Selasa, 05 Juni 2012 0 comments

I am Legend vs Silent Hill


Ada konsep yang sama dari keduanya. Saya tidak yakin apakah yang satu memang mengcopy yang lain, atau hanya sebuah kebetulan, karena Silent Hill sendiri diputar tahun 2006 dan berbasis pada plot sebuah game yang telah diciptakan jauh sebelumnya, sementara I am Legend baru diputar tahun 2007 tapi berhasil menyabet juara ada Golden Trailer Award ditambah beberapa nominasi dari Award lainnya.


Sebelumnya, mungin beberapa tulisan saya kemudian akan mengandung bocoran cerita (spoiler) dari kedua film tersebut.

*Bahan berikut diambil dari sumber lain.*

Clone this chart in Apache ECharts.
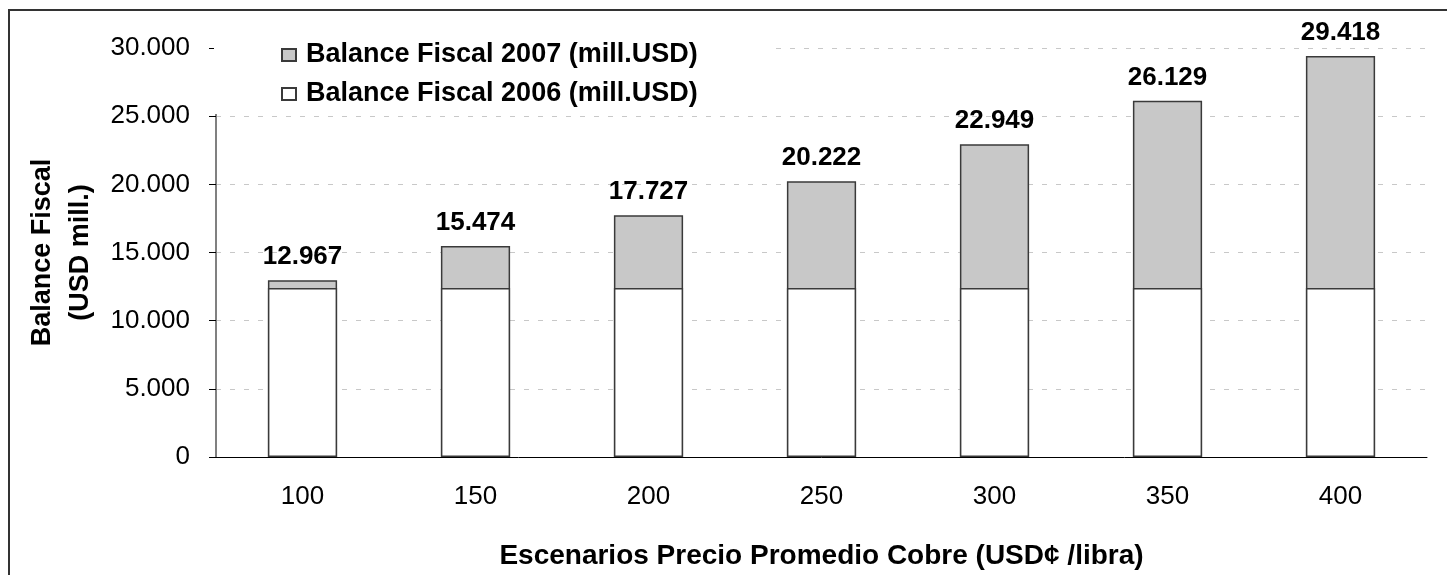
<!DOCTYPE html>
<html>
<head>
<meta charset="utf-8">
<script src="https://cdn.jsdelivr.net/npm/echarts@6/dist/echarts.min.js"></script>
<style>
  html, body { margin: 0; padding: 0; background: #fff; }
  #chart { width: 1447px; height: 575px; }
</style>
</head>
<body>
<div id="chart"></div>
<script>
const categories = ['100', '150', '200', '250', '300', '350', '400']
const balance2007 = [12967, 15474, 17727, 20222, 22949, 26129, 29418]
const balance2006 = [12400, 12400, 12400, 12400, 12400, 12400, 12400]
const yTicks = [0, 5000, 10000, 15000, 20000, 25000, 30000]

const fmt = v => String(v).replace(/\B(?=(\d{3})+(?!\d))/g, '.')
const font = 'Liberation Sans, Arial, sans-serif'

const chart = echarts.init(document.getElementById('chart'))

const option = {
  animation: false,
  textStyle: { fontFamily: font },
  grid: { left: 216, right: 20, top: 48, bottom: 117 },
  graphic: [
    {
      type: 'rect',
      shape: { x: 9, y: 10, width: 1460, height: 600 },
      style: { fill: 'none', stroke: '#333', lineWidth: 2 },
      silent: true
    }
  ],
  legend: {
    orient: 'vertical',
    left: 214,
    top: 28,
    padding: [12, 78, 5, 67],
    backgroundColor: '#fff',
    itemGap: 9,
    itemWidth: 14,
    itemHeight: 12,
    icon: 'rect',
    data: ['Balance Fiscal 2007 (mill.USD)', 'Balance Fiscal 2006 (mill.USD)'],
    textStyle: {
      fontFamily: font, fontSize: 27, fontWeight: 'bold', color: '#000',
      lineHeight: 30, padding: [0, 0, 0, 5]
    }
  },
  xAxis: {
    type: 'category',
    data: categories,
    name: 'Escenarios Precio Promedio Cobre (USD¢ /libra)',
    nameLocation: 'middle',
    nameGap: 85,
    nameTextStyle: { fontFamily: font, fontSize: 28, fontWeight: 'bold', color: '#000' },
    axisLine: { lineStyle: { color: '#000', width: 1 } },
    axisTick: { length: 10, lineStyle: { color: '#555' } },
    axisLabel: { color: '#000', fontSize: 26, margin: 27, fontFamily: font }
  },
  yAxis: {
    type: 'value',
    min: yTicks[0],
    max: yTicks[yTicks.length - 1],
    interval: 5000,
    name: 'Balance Fiscal\n(USD mill.)',
    nameLocation: 'middle',
    nameGap: 112,
    nameRotate: 90,
    nameTextStyle: { fontFamily: font, fontSize: 27, fontWeight: 'bold', color: '#000', lineHeight: 38 },
    axisLine: { show: true, lineStyle: { color: '#808080', width: 2 } },
    axisTick: { show: true, inside: false, length: 7, lineStyle: { color: '#000' } },
    axisLabel: { color: '#000', fontSize: 26, margin: 26, fontFamily: font, formatter: v => fmt(v) },
    splitLine: { lineStyle: { color: '#c8c8c8', type: [5, 9] } }
  },
  series: [
    {
      name: 'Balance Fiscal 2007 (mill.USD)',
      type: 'bar',
      data: balance2007,
      barCategoryGap: '60%',
      barGap: '-100%',
      itemStyle: { color: '#c8c8c8', borderColor: '#3a3a3a', borderWidth: 1.5 },
      label: {
        show: true,
        position: 'top',
        distance: 10,
        fontFamily: font,
        fontSize: 26,
        fontWeight: 'bold',
        color: '#000',
        formatter: p => fmt(p.value)
      }
    },
    {
      name: 'Balance Fiscal 2006 (mill.USD)',
      type: 'bar',
      data: balance2006,
      barCategoryGap: '60%',
      barGap: '-100%',
      itemStyle: { color: '#fff', borderColor: '#3a3a3a', borderWidth: 1.5 }
    }
  ]
}

chart.setOption(option)
</script>
</body>
</html>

Silent Hill yang bergenre horror, mystery, thriller, ternyata lebih banyak memunculkan makhluk-makhluk horror mereka dalam bentuk yang lebih mirip dengan monster ketimbang hantu atau setan. Bersetting di sebuah kota hantu (kota yang tidak ditinggali lagi) bertabur kabut yang dalam cerita terbentuk dari debu abu kebakaran masif di kota tersebut sehingga semakin mendukung suasana horror. Selanjutnya sebagian besar monster-monster yang berdomisili di sana menampakkan diri ketika dunia kegelapan datang. Fokus utama dari film ini berbeda-beda setiap serinya, tapi dari cerita yang difilmkan ini mengkisahkan tentang masa lalu kelam dari seorang anak perempuan yang tinggal di kota tersebut. Saya lupa apakah anak perempuan tersebut berreinkarnasi, atau sekedar dirasuki arwah anak perempuan dari masa lalu kota Silent Hill sehingga tokoh utama yang merupakan ibu angkat dari bocah tersebut akhirnya harus menggeluti sebuah petualangan di kota itu untuk membalaskan dendam anaknya.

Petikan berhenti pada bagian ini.